The commercial viability of green hydrogen is a major issue as it still needs large-scale technical innovation and scaling up of electrolyzers. At the same time, there is uncertainty over demand as industry (the main client) does not appear to be interested at present. Dutch parties are also asking themselves if the current set up of the planned offshore wind parks are not a precursor to a new wind-energy cartel in the making. Some Dutch political parties and even insiders from Gasunie are worried about a monopoly position of the likes of Shell in the future.
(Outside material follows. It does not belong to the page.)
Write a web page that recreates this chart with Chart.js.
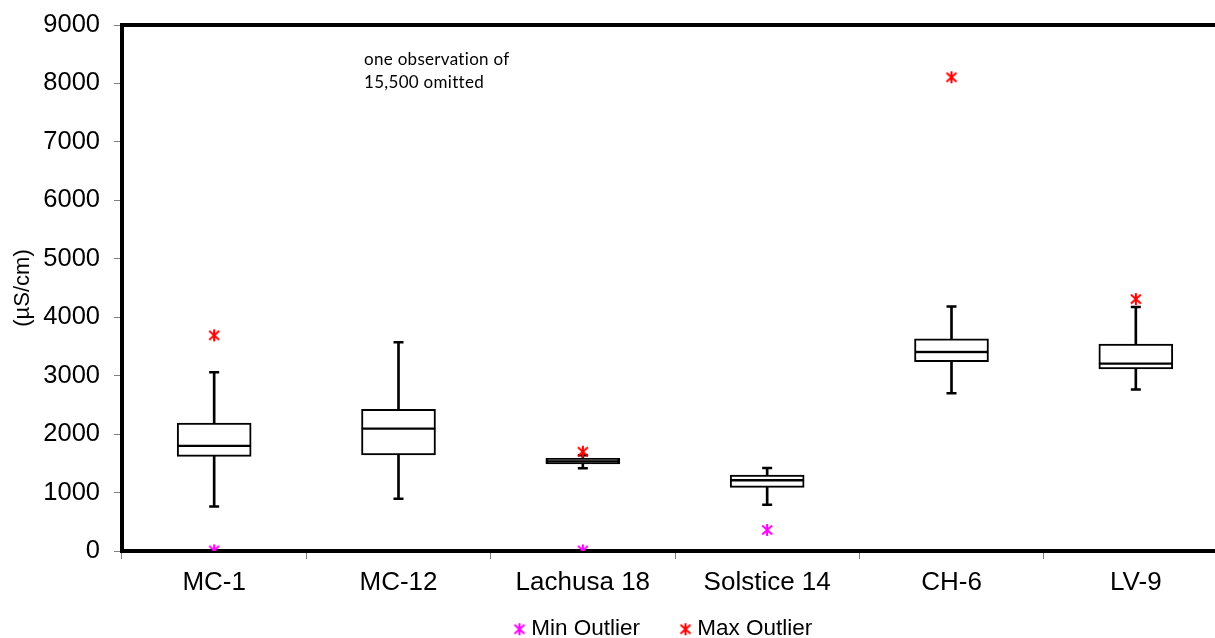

The increased criticism by some, such as Gasunie and political parties, with regards to the power position of commercial parties, is also very strange. Some could argue that the current hydrogen strategy of Shell and others is what society and Dutch judges have forced them to do. Shell could and should argue a very simple position “we are doing what the Dutch legal system is forcing us to do”. For parties such as Shell, at least in the Netherlands or the EU, taking up green hydrogen strategies is a new License to Operate. International energy giants such as Shell do not want to be minor players in this market. For an international player, a pivotal position in any market is a must.

In the coming weeks, especially after COP26, as criticism is now being muted by most, a potential storm could be brewing.

If assessments are pointing out that the risks being taken by the Dutch government are too high in light of the benefits, and potential higher bills for customers, potential opposition to green hydrogen plans could be growing. At the same time, the Dutch hydrogen plans are seen by most as pivotal, even in light of the EU Commission’s Green Deal plans. A full-scale backlash to hydrogen could be a reality if Dutch political parties are going to constrain implementation, while other European countries will be more skeptical about their own plans. Billions, or potentially trillions, of euros will be at risk if this new hydrogen infrastructure turns out not to be economically viable. Without the power and technology of existing energy players, especially Shell, Total, BP, or ENI, behind the set-up, the future of this new power source will remain uncertain.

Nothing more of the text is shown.